The municipality of Herve (16,740 inhabitants on 1 January 2007; 5,684 ha; municipal website) is located in the north-west of the Province of Liège, 8 km of Verviers and 17 km of Liège. The municipality of Herve was established in 1976 as the merger of the former municipalities of Herve, Battice, Bolland, Chaineux, Charneux, Grand-Rechain, Julémont and Xhendelesse.

The early history of Herve is obscure. The tradition says it was founded as a Roman colony. In 779, Charlemagne lists among the goods granted to the abbey of Chèvremont a place called Angelgiagas, today José, a village of the former municipality of Battice. The oldest known written form of Herve is Arvia (in the Chronicle of the Bishops of Toul, 898), a latinization of the Celtic root arva, "a watercourse" (see, for instance, river Arve in the French Northern Alps). Therefore, Herve would have been built near a brook, today the dribble made by the water from the six fountains of the village. The water flow was probably stronger in the past, when the region was covered by forests. The name of the village was later written Harva (1041), Harvia (1042, 1059, 1063), Hervia (1143) and Harvia (in the confirmation of the grant of the church of Herve to the chapter of the St. Denis collegiate church in Liège, signed by Pope Honorius III in 1220).
In the Carolingian times, the domain of Herve was very big, including Herve, Battice, Chaineux, Thimister and Clermont, that is 6,850 ha. In 898, Emperor Arnulf ceded the chapel of Herve to Bishop of Toul Lugdelm. In the 12th century, the chapel was replaced by a church with a big defense tower, accosted to a fort, the whole being surrounded by ditches.
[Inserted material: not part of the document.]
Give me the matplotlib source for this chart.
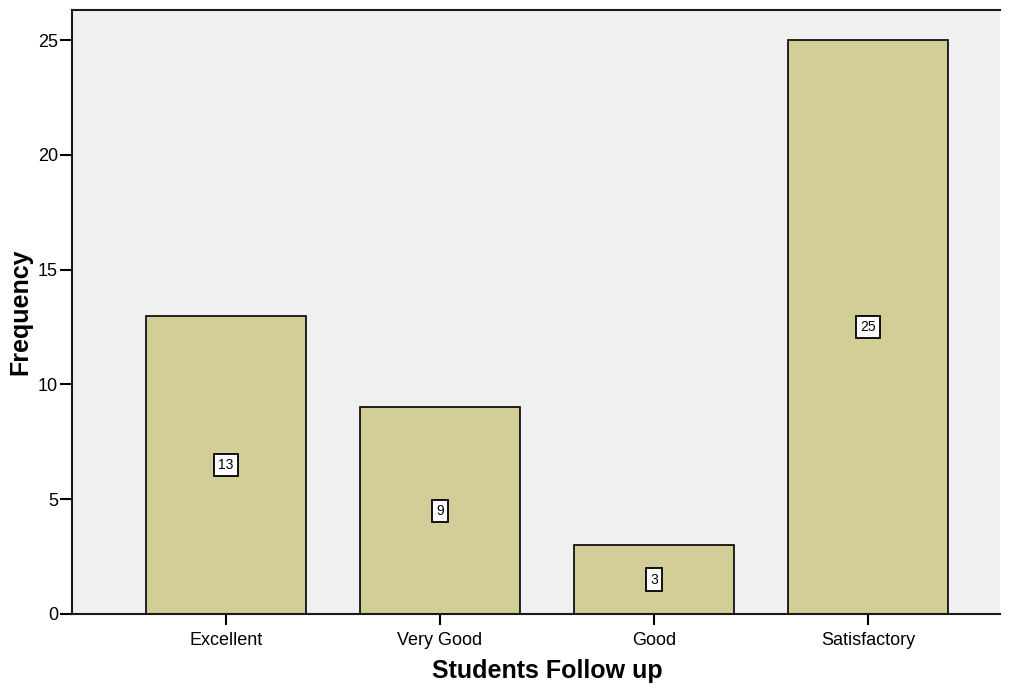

Herve was granted the title of town by Duke of Limburg Waleran IV, most probably before 1270. The burghers of Herve had the same rights as those of the town of Limbourg, and the Town of Herve was differentiated from the Ban of Herve.
In 1283, during the War of Succession of Limburg, the castle of Herve was occupied by Renaud of Gelderland and used as a base for expeditions in the County of Dalhem. As a retaliation, the Duke of Brabant besieged the castle, demolished it and burned down the town and the surrounding villages. The castle was rebuilt by the Count of Gelderland and left in the care of Henri, sun of Conrad Snabbe, Lord of Lontzen. However, Henri had to release the castles of Herve, Lontzen and Sprimont to the Duke of Brabant as the ransom for his father. Wenceslas, King of Bohemia, at war with Duke of Brabant Jean III, sacked Limburg and seized the castle of Herve in 1334. Lacking money, Duchess Jeanne of Brabant ceded the castle in 1384 to Jean de Gronsveld. The town was sacked in August 1465 by the troops of Liège, and once again in 1485 by the La Marck's party challenging the power of the Prince-Bishop of Liège. The town was severely damaged during the Religious Wars (1566-1654).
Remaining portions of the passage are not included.